◆ Material

■ ■ ■

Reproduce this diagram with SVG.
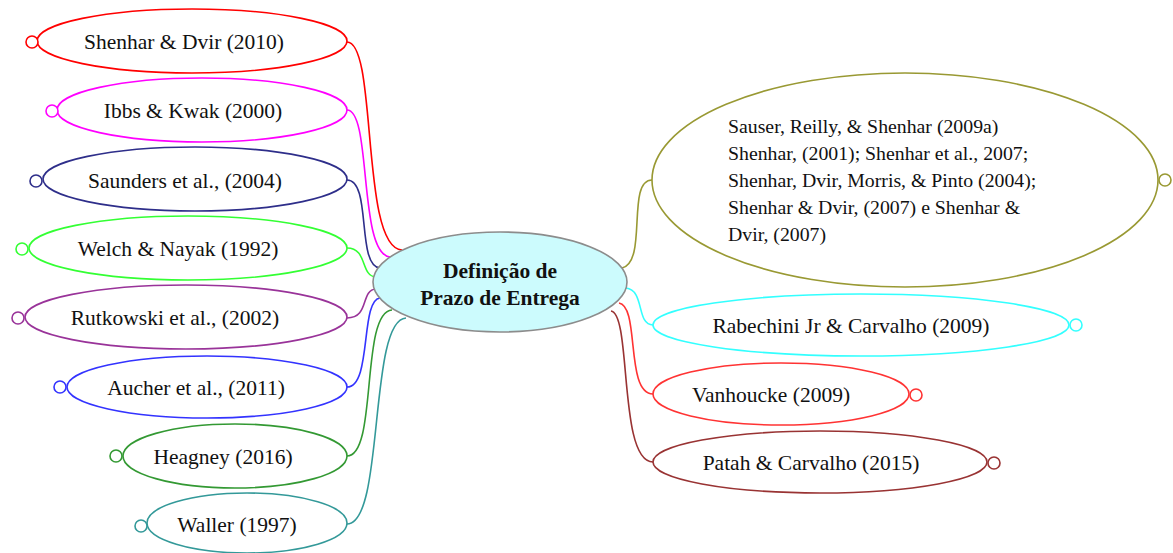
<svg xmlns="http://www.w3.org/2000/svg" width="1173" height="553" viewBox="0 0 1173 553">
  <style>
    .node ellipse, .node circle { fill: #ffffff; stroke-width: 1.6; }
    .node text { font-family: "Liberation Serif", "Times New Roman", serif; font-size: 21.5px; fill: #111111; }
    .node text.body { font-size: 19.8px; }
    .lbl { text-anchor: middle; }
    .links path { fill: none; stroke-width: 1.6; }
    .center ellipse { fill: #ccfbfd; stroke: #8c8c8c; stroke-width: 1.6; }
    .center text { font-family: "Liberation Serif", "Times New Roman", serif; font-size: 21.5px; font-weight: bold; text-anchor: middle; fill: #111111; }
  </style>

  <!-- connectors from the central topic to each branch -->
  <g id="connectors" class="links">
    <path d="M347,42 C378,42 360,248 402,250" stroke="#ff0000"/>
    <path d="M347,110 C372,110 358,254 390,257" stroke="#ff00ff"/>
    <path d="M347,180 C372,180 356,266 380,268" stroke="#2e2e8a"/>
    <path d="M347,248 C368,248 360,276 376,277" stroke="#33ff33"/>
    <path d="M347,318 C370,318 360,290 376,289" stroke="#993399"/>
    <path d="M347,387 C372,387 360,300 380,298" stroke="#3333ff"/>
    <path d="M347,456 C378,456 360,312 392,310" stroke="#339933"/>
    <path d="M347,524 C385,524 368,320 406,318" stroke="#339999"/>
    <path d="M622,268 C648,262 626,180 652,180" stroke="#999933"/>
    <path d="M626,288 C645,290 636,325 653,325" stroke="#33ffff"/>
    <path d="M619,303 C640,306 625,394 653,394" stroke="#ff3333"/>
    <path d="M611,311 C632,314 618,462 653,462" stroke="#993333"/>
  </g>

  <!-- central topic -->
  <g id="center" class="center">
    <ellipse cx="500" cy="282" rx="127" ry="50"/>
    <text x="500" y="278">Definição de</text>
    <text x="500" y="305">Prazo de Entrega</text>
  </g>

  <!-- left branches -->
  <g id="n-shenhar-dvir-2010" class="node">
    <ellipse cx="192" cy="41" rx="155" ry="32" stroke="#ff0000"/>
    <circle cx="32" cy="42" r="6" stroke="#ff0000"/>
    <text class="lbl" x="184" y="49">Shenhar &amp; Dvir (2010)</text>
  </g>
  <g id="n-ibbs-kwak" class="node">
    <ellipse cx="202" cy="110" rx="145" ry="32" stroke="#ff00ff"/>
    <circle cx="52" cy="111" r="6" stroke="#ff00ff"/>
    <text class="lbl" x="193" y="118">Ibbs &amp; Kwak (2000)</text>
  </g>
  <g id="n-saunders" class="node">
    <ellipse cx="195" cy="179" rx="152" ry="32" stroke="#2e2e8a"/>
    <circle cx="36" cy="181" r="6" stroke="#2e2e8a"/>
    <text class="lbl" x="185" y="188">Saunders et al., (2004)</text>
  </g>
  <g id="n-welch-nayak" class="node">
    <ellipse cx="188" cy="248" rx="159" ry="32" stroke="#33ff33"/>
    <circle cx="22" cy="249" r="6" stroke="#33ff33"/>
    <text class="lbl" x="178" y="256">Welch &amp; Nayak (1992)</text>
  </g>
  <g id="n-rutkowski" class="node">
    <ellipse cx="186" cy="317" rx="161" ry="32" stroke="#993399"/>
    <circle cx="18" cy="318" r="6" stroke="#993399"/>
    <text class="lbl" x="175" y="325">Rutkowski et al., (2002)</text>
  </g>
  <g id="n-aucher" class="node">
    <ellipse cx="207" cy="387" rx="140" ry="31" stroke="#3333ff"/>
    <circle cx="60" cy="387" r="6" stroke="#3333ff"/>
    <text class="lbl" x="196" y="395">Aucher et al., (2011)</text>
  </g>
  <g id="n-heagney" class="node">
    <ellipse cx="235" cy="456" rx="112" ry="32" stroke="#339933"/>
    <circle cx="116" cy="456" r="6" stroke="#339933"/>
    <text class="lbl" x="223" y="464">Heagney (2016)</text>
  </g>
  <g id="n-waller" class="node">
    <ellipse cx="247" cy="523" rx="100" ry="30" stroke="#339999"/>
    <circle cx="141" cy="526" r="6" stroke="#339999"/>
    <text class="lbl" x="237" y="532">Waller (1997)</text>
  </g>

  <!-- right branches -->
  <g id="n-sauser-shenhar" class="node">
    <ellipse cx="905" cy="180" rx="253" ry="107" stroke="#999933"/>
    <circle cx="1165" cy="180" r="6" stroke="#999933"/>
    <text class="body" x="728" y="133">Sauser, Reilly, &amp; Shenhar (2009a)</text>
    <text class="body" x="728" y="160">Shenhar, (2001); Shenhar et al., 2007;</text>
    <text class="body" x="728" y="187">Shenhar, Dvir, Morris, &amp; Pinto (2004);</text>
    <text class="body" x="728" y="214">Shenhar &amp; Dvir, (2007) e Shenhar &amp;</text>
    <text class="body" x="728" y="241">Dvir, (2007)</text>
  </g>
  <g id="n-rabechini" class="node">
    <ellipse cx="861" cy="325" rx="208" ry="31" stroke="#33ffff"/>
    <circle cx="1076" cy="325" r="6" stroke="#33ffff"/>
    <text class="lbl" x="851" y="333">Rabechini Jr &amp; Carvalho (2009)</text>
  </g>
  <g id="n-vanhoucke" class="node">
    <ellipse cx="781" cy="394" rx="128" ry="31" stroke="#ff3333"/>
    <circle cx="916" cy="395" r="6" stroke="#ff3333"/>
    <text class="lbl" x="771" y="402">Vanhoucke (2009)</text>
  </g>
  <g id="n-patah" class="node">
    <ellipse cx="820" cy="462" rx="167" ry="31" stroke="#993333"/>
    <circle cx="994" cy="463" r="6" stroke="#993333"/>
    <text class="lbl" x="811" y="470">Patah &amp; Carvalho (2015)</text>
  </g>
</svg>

■ ■ ■

◆ Problem to solve
Omit the pictures, then output the rest of the listing exactly.

◆ Written answer
Reproduce this diagram with SVG.
<svg xmlns="http://www.w3.org/2000/svg" width="1173" height="553" viewBox="0 0 1173 553">
  <style>
    .node ellipse, .node circle { fill: #ffffff; stroke-width: 1.6; }
    .node text { font-family: "Liberation Serif", "Times New Roman", serif; font-size: 21.5px; fill: #111111; }
    .node text.body { font-size: 19.8px; }
    .lbl { text-anchor: middle; }
    .links path { fill: none; stroke-width: 1.6; }
    .center ellipse { fill: #ccfbfd; stroke: #8c8c8c; stroke-width: 1.6; }
    .center text { font-family: "Liberation Serif", "Times New Roman", serif; font-size: 21.5px; font-weight: bold; text-anchor: middle; fill: #111111; }
  </style>

  <!-- connectors from the central topic to each branch -->
  <g id="connectors" class="links">
    <path d="M347,42 C378,42 360,248 402,250" stroke="#ff0000"/>
    <path d="M347,110 C372,110 358,254 390,257" stroke="#ff00ff"/>
    <path d="M347,180 C372,180 356,266 380,268" stroke="#2e2e8a"/>
    <path d="M347,248 C368,248 360,276 376,277" stroke="#33ff33"/>
    <path d="M347,318 C370,318 360,290 376,289" stroke="#993399"/>
    <path d="M347,387 C372,387 360,300 380,298" stroke="#3333ff"/>
    <path d="M347,456 C378,456 360,312 392,310" stroke="#339933"/>
    <path d="M347,524 C385,524 368,320 406,318" stroke="#339999"/>
    <path d="M622,268 C648,262 626,180 652,180" stroke="#999933"/>
    <path d="M626,288 C645,290 636,325 653,325" stroke="#33ffff"/>
    <path d="M619,303 C640,306 625,394 653,394" stroke="#ff3333"/>
    <path d="M611,311 C632,314 618,462 653,462" stroke="#993333"/>
  </g>

  <!-- central topic -->
  <g id="center" class="center">
    <ellipse cx="500" cy="282" rx="127" ry="50"/>
    <text x="500" y="278">Definição de</text>
    <text x="500" y="305">Prazo de Entrega</text>
  </g>

  <!-- left branches -->
  <g id="n-shenhar-dvir-2010" class="node">
    <ellipse cx="192" cy="41" rx="155" ry="32" stroke="#ff0000"/>
    <circle cx="32" cy="42" r="6" stroke="#ff0000"/>
    <text class="lbl" x="184" y="49">Shenhar &amp; Dvir (2010)</text>
  </g>
  <g id="n-ibbs-kwak" class="node">
    <ellipse cx="202" cy="110" rx="145" ry="32" stroke="#ff00ff"/>
    <circle cx="52" cy="111" r="6" stroke="#ff00ff"/>
    <text class="lbl" x="193" y="118">Ibbs &amp; Kwak (2000)</text>
  </g>
  <g id="n-saunders" class="node">
    <ellipse cx="195" cy="179" rx="152" ry="32" stroke="#2e2e8a"/>
    <circle cx="36" cy="181" r="6" stroke="#2e2e8a"/>
    <text class="lbl" x="185" y="188">Saunders et al., (2004)</text>
  </g>
  <g id="n-welch-nayak" class="node">
    <ellipse cx="188" cy="248" rx="159" ry="32" stroke="#33ff33"/>
    <circle cx="22" cy="249" r="6" stroke="#33ff33"/>
    <text class="lbl" x="178" y="256">Welch &amp; Nayak (1992)</text>
  </g>
  <g id="n-rutkowski" class="node">
    <ellipse cx="186" cy="317" rx="161" ry="32" stroke="#993399"/>
    <circle cx="18" cy="318" r="6" stroke="#993399"/>
    <text class="lbl" x="175" y="325">Rutkowski et al., (2002)</text>
  </g>
  <g id="n-aucher" class="node">
    <ellipse cx="207" cy="387" rx="140" ry="31" stroke="#3333ff"/>
    <circle cx="60" cy="387" r="6" stroke="#3333ff"/>
    <text class="lbl" x="196" y="395">Aucher et al., (2011)</text>
  </g>
  <g id="n-heagney" class="node">
    <ellipse cx="235" cy="456" rx="112" ry="32" stroke="#339933"/>
    <circle cx="116" cy="456" r="6" stroke="#339933"/>
    <text class="lbl" x="223" y="464">Heagney (2016)</text>
  </g>
  <g id="n-waller" class="node">
    <ellipse cx="247" cy="523" rx="100" ry="30" stroke="#339999"/>
    <circle cx="141" cy="526" r="6" stroke="#339999"/>
    <text class="lbl" x="237" y="532">Waller (1997)</text>
  </g>

  <!-- right branches -->
  <g id="n-sauser-shenhar" class="node">
    <ellipse cx="905" cy="180" rx="253" ry="107" stroke="#999933"/>
    <circle cx="1165" cy="180" r="6" stroke="#999933"/>
    <text class="body" x="728" y="133">Sauser, Reilly, &amp; Shenhar (2009a)</text>
    <text class="body" x="728" y="160">Shenhar, (2001); Shenhar et al., 2007;</text>
    <text class="body" x="728" y="187">Shenhar, Dvir, Morris, &amp; Pinto (2004);</text>
    <text class="body" x="728" y="214">Shenhar &amp; Dvir, (2007) e Shenhar &amp;</text>
    <text class="body" x="728" y="241">Dvir, (2007)</text>
  </g>
  <g id="n-rabechini" class="node">
    <ellipse cx="861" cy="325" rx="208" ry="31" stroke="#33ffff"/>
    <circle cx="1076" cy="325" r="6" stroke="#33ffff"/>
    <text class="lbl" x="851" y="333">Rabechini Jr &amp; Carvalho (2009)</text>
  </g>
  <g id="n-vanhoucke" class="node">
    <ellipse cx="781" cy="394" rx="128" ry="31" stroke="#ff3333"/>
    <circle cx="916" cy="395" r="6" stroke="#ff3333"/>
    <text class="lbl" x="771" y="402">Vanhoucke (2009)</text>
  </g>
  <g id="n-patah" class="node">
    <ellipse cx="820" cy="462" rx="167" ry="31" stroke="#993333"/>
    <circle cx="994" cy="463" r="6" stroke="#993333"/>
    <text class="lbl" x="811" y="470">Patah &amp; Carvalho (2015)</text>
  </g>
</svg>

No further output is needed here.